The first group is trading players because the players themselves want to leave. The Packers wanted to keep Adams, but Adams threatened to sit out the season, so Green Bay dealt him to Las Vegas, who extended him for about $22 million annually. Wilson had issues with the Seahawks for a while, and last February, his agent released a list of potential trade destinations. Stafford approached the Lions ownership and asked to be traded to a contender. And there are rumors that Brady was trying to finagle his way to Miami in an executive role this offseason but was ultimately unsuccessful. Trade requests at quarterback have become normal, and trade requests at wide receiver are accelerating.

The second group is the teams that don’t think a player is worth the money the player wants. The Jets didn’t want to make Adams the league’s highest-paid safety, so they dealt him to the Seahawks, who gave him nearly $18 million annually. (This trade was an overpay at the time and a disaster in retrospect after Seattle ended up giving the Jets a top-10 pick.) The Chiefs similarly didn’t want to pay Hill the market-leading rate he was able to get from the Dolphins ($24 million annually for the first four years of his deal).
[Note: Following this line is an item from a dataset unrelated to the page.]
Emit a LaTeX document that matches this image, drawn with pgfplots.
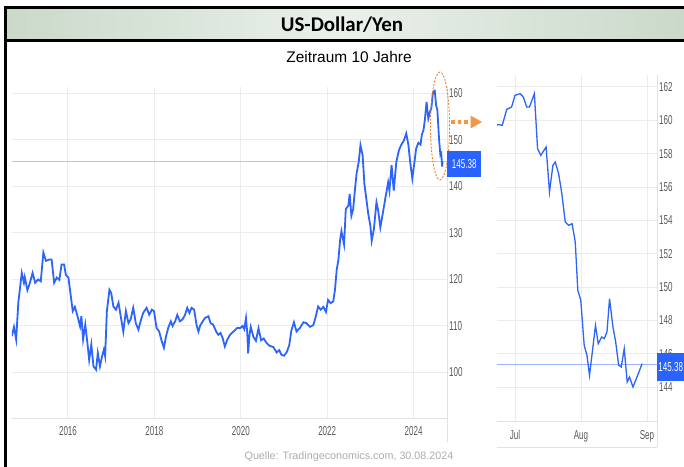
\documentclass[border=0pt]{standalone}
\usepackage{fontspec}
\setmainfont{Liberation Sans}
\newfontfamily\titlefont{Carlito}
\usepackage{pgfplots}
\usepackage{pgfplotstable}
\pgfplotsset{compat=1.18}
\usetikzlibrary{arrows.meta}

\definecolor{lineblue}{RGB}{45,100,250}
\definecolor{curlineA}{RGB}{175,198,255}
\definecolor{curlineB}{RGB}{150,180,255}
\definecolor{boxblue}{RGB}{41,98,255}
\definecolor{gridc}{RGB}{236,236,236}
\definecolor{axc}{RGB}{225,225,225}
\definecolor{tickc}{RGB}{90,90,90}
\definecolor{orangec}{RGB}{240,130,40}
\definecolor{arrowc}{RGB}{245,150,70}
\definecolor{barL}{RGB}{202,217,202}
\definecolor{barM}{RGB}{234,240,234}
\definecolor{footc}{RGB}{173,173,173}

\pgfplotstableread{
x y
2014.704 145.38
2019.700 145.38
2024.773 145.38
}\curdata

\pgfplotstableread{
x y
2014.70 107.8
2014.75 109.8
2014.80 107.1
2014.85 115.0
2014.93 121.4
2014.98 119.3
2015.00 120.5
2015.06 117.7
2015.12 119.3
2015.18 121.4
2015.24 119.3
2015.31 120.0
2015.37 119.6
2015.43 125.8
2015.49 124.0
2015.57 124.3
2015.62 124.3
2015.68 119.3
2015.74 120.4
2015.80 119.9
2015.85 123.2
2015.91 123.2
2015.95 121.0
2016.01 120.4
2016.05 117.5
2016.11 113.2
2016.16 114.1
2016.22 112.1
2016.28 109.9
2016.31 112.1
2016.35 107.1
2016.40 110.3
2016.45 106.3
2016.49 102.7
2016.54 106.0
2016.59 101.3
2016.65 100.6
2016.69 104.2
2016.74 101.3
2016.79 103.5
2016.83 104.9
2016.86 103.5
2016.90 113.2
2016.96 117.8
2017.00 117.1
2017.05 114.2
2017.11 113.5
2017.17 115.0
2017.22 112.1
2017.28 108.8
2017.34 113.2
2017.40 110.6
2017.45 111.4
2017.51 113.9
2017.57 110.6
2017.63 109.2
2017.68 111.0
2017.74 112.8
2017.82 113.9
2017.88 112.4
2017.94 113.5
2017.99 113.2
2018.05 109.6
2018.11 108.8
2018.17 106.7
2018.22 105.3
2018.27 107.8
2018.32 109.6
2018.38 111.0
2018.42 110.0
2018.48 111.0
2018.53 112.4
2018.59 111.0
2018.65 111.4
2018.71 112.4
2018.76 113.9
2018.81 112.8
2018.86 113.9
2018.92 113.5
2018.98 110.0
2019.02 108.8
2019.06 110.1
2019.12 111.0
2019.17 111.7
2019.25 112.1
2019.30 110.6
2019.36 110.3
2019.43 108.8
2019.48 108.1
2019.53 108.5
2019.58 107.4
2019.63 105.6
2019.69 107.1
2019.75 108.1
2019.83 108.8
2019.92 109.6
2019.98 109.5
2020.04 110.0
2020.08 109.3
2020.12 111.7
2020.15 108.4
2020.17 104.1
2020.20 108.0
2020.23 109.8
2020.29 107.7
2020.35 106.8
2020.41 109.5
2020.47 106.9
2020.53 107.3
2020.60 106.3
2020.67 105.7
2020.75 105.5
2020.83 104.3
2020.89 104.8
2020.94 103.8
2021.00 103.6
2021.06 104.3
2021.12 105.8
2021.17 109.0
2021.23 110.8
2021.29 108.8
2021.37 109.6
2021.45 110.8
2021.52 110.6
2021.60 109.8
2021.68 110.2
2021.74 112.2
2021.79 114.2
2021.85 113.5
2021.91 114.1
2021.97 113.0
2022.02 115.6
2022.08 114.9
2022.14 115.3
2022.18 117.8
2022.22 122.1
2022.26 124.3
2022.30 128.6
2022.33 130.4
2022.39 127.5
2022.43 135.1
2022.49 135.9
2022.52 138.4
2022.56 133.7
2022.60 135.1
2022.64 139.1
2022.68 142.8
2022.73 145.3
2022.77 148.9
2022.82 146.7
2022.86 140.6
2022.91 137.0
2022.95 134.1
2023.00 131.5
2023.03 128.3
2023.08 130.8
2023.14 136.6
2023.18 134.8
2023.23 131.2
2023.29 134.4
2023.35 137.7
2023.41 140.9
2023.44 139.1
2023.49 144.6
2023.54 139.1
2023.60 145.3
2023.66 147.8
2023.71 148.9
2023.77 149.8
2023.83 151.4
2023.88 148.9
2023.92 145.3
2023.97 141.7
2024.02 145.3
2024.06 148.2
2024.11 149.4
2024.16 149.0
2024.19 151.1
2024.23 152.2
2024.26 154.3
2024.30 158.2
2024.34 154.6
2024.38 156.1
2024.41 156.8
2024.45 160.4
2024.49 160.6
2024.52 157.5
2024.55 156.4
2024.59 150.0
2024.62 146.8
2024.64 147.1
2024.66 144.3
2024.67 145.4
}\longdata

\pgfplotstableread{
x y
-8.7 159.7
-7.9 159.75
-6.0 159.7
-3.9 160.65
-1.6 160.8
0.0 161.5
2.4 161.6
3.9 161.4
5.5 160.8
6.8 160.8
9.1 161.6
10.6 158.3
12.1 157.9
14.6 158.4
16.2 155.7
17.8 157.3
18.9 157.5
20.5 156.8
22.0 155.6
23.6 153.9
25.2 153.7
26.8 153.8
28.3 152.7
29.5 149.8
30.9 149.2
32.5 146.5
33.8 145.9
35.0 144.7
36.6 146.4
37.8 147.7
39.1 146.6
40.7 147.0
41.9 146.9
43.2 147.3
44.4 149.3
46.0 147.6
47.3 146.7
48.7 145.3
49.9 145.2
51.3 146.3
52.7 144.3
53.8 144.6
55.4 144.0
57.6 144.7
59.7 145.4
}\shortdata

\begin{document}
\begin{tikzpicture}[x=1bp,y=1bp]
\path[use as bounding box] (0,0) rectangle (684,-467);
\fill[white] (0,0) rectangle (684,-467);

% left chart
\begin{axis}[
  at={(12bp,-418bp)}, anchor=south west,
  scale only axis, width=435bp, height=331bp,
  xmin=2014.704, xmax=2024.773, ymin=90.2, ymax=161.4,
  axis x line*=bottom, axis y line*=right,
  axis line style={axc, line width=1bp},
  xtick={2016,2018,2020,2022,2024}, ytick={100,110,...,160},
  grid=major, grid style={gridc, line width=1bp},
  major tick length=0pt,
  /pgf/number format/assume math mode=true,
  tick label style={font=\fontsize{13}{13}\selectfont, text=tickc, xscale=0.62},
  xticklabel style={/pgf/number format/1000 sep={}, yshift=-5bp},
]
\addplot[color=curlineA, line width=1.5bp] table[x=x,y=y] {\curdata};
\addplot[draw=lineblue, line width=1.8bp] table[x=x,y=y] {\longdata};
\end{axis}
\draw[axc, line width=1bp] (447,-418) -- (447,-442);

% orange highlight
\draw[orangec, line width=0.9bp, dash pattern=on 2bp off 1.5bp] (440,-126) ellipse [x radius=9.5, y radius=54];
\draw[arrowc, line width=4bp, dash pattern=on 3.5bp off 3bp] (451,-122) -- (470,-122);
\fill[arrowc] (470.5,-115.5) -- (482,-122) -- (470.5,-128.5) -- cycle;

% left price box
\node[fill=boxblue, text=white, minimum width=34bp, minimum height=26bp, inner sep=0pt, anchor=west,
      font=\fontsize{13}{13}\selectfont] at (447,-163.7) {\scalebox{0.62}[1]{145.38}};

% right chart
\begin{axis}[
  at={(497bp,-421bp)}, anchor=south west,
  scale only axis, width=160bp, height=346bp,
  xmin=-8.45, xmax=66.7, ymin=141.96, ymax=162.72,
  axis x line*=bottom, axis y line*=right,
  axis line style={axc, line width=1bp},
  xtick={0,31,62}, xticklabels={Jul,Aug,Sep},
  ytick={144,146,...,162},
  grid=major, grid style={gridc, line width=1bp},
  major tick length=0pt,
  /pgf/number format/assume math mode=true,
  tick label style={font=\fontsize{13}{13}\selectfont, text=tickc, xscale=0.62},
  xticklabel style={yshift=-6bp},
]
\addplot[draw=curlineB, line width=1bp] coordinates {(-8.45,145.38) (66.7,145.38)};
\addplot[draw=lineblue, line width=1.3bp] table[x=x,y=y] {\shortdata};
\end{axis}
\draw[axc, line width=1bp] (657,-421) -- (657,-447);
\draw[axc, line width=1bp] (497,-447) -- (657,-447);

\node[fill=boxblue, text=white, minimum width=30bp, minimum height=28bp, inner sep=0pt, anchor=west,
      font=\fontsize{13}{13}\selectfont] at (657,-367) {\hspace*{1bp}\scalebox{0.62}[1]{145.38}\hspace*{4bp}};

% title bar and texts
\shade[left color=barL, right color=barL, middle color=barM] (5,-8) rectangle (684,-40.5);
\draw[line width=3bp] (684,-8) -- (5.3,-8) -- (5.3,-467);
\draw[line width=3bp] (5.3,-40.5) -- (684,-40.5);
\node[font=\titlefont\bfseries\fontsize{21}{21}\selectfont] at (342,-24.5) {US-Dollar/Yen};
\node[font=\fontsize{15.5}{15.5}\selectfont] at (349,-57) {Zeitraum 10 Jahre};
\node[font=\fontsize{10.8}{10.8}\selectfont, text=footc] at (349,-457) {Quelle: Tradingeconomics.com, 30.08.2024};
\end{tikzpicture}
\end{document}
Now the Packers and Chiefs both have four picks within the first two rounds of the draft, and while they likely won’t find anyone who can match Adams’s or Hill’s production one-for-one, even replacing 80 percent of their production at 10 percent of the cost is a good return on investment. Plus, there’s always the outside chance they will hit on a massive talent, as the Vikings did with Justin Jefferson in 2020, a month after they traded Stefon Diggs to the Bills.

“It’s production control vs. cost control,” Spielberger says. “That’s the trade.”


In the short term, all this wheeling and dealing means we may see more receivers traded à la Adams and Hill. Last week, 49ers receiver Deebo Samuel requested a trade after negotiations on a new contract broke down. Perhaps the two sides will figure out a deal. But if not, the 49ers may need to move Deebo this offseason or the next. And he may be just the first domino to fall from the 2019 draft class. A.J. Brown, DK Metcalf, and Terry McLaurin are all in similar situations, and they, their agents, and their teams surely took note of how the Hill and Adams deals played out.

In the medium and long term, though, teams’ aggressiveness will likely be influenced by the results of the coming seasons. If Tua Tagovailoa looks like an MVP candidate with Hill, or Derek Carr and the Raiders win the AFC West with Davante Adams, more teams could pay even higher costs to acquire top receivers to unlock their QBs. If the Broncos win the Super Bowl with Wilson, teams might be even more willing to mortgage their futures when top QBs arrive on the trade market.

But if these teams fail, perhaps the ones with multiple draft picks—like the Packers and Chiefs—will emerge in better shape for contention over the next decade, operating at the pace of the tortoise rather than the hare. It’ll all depend on who the eff they pick.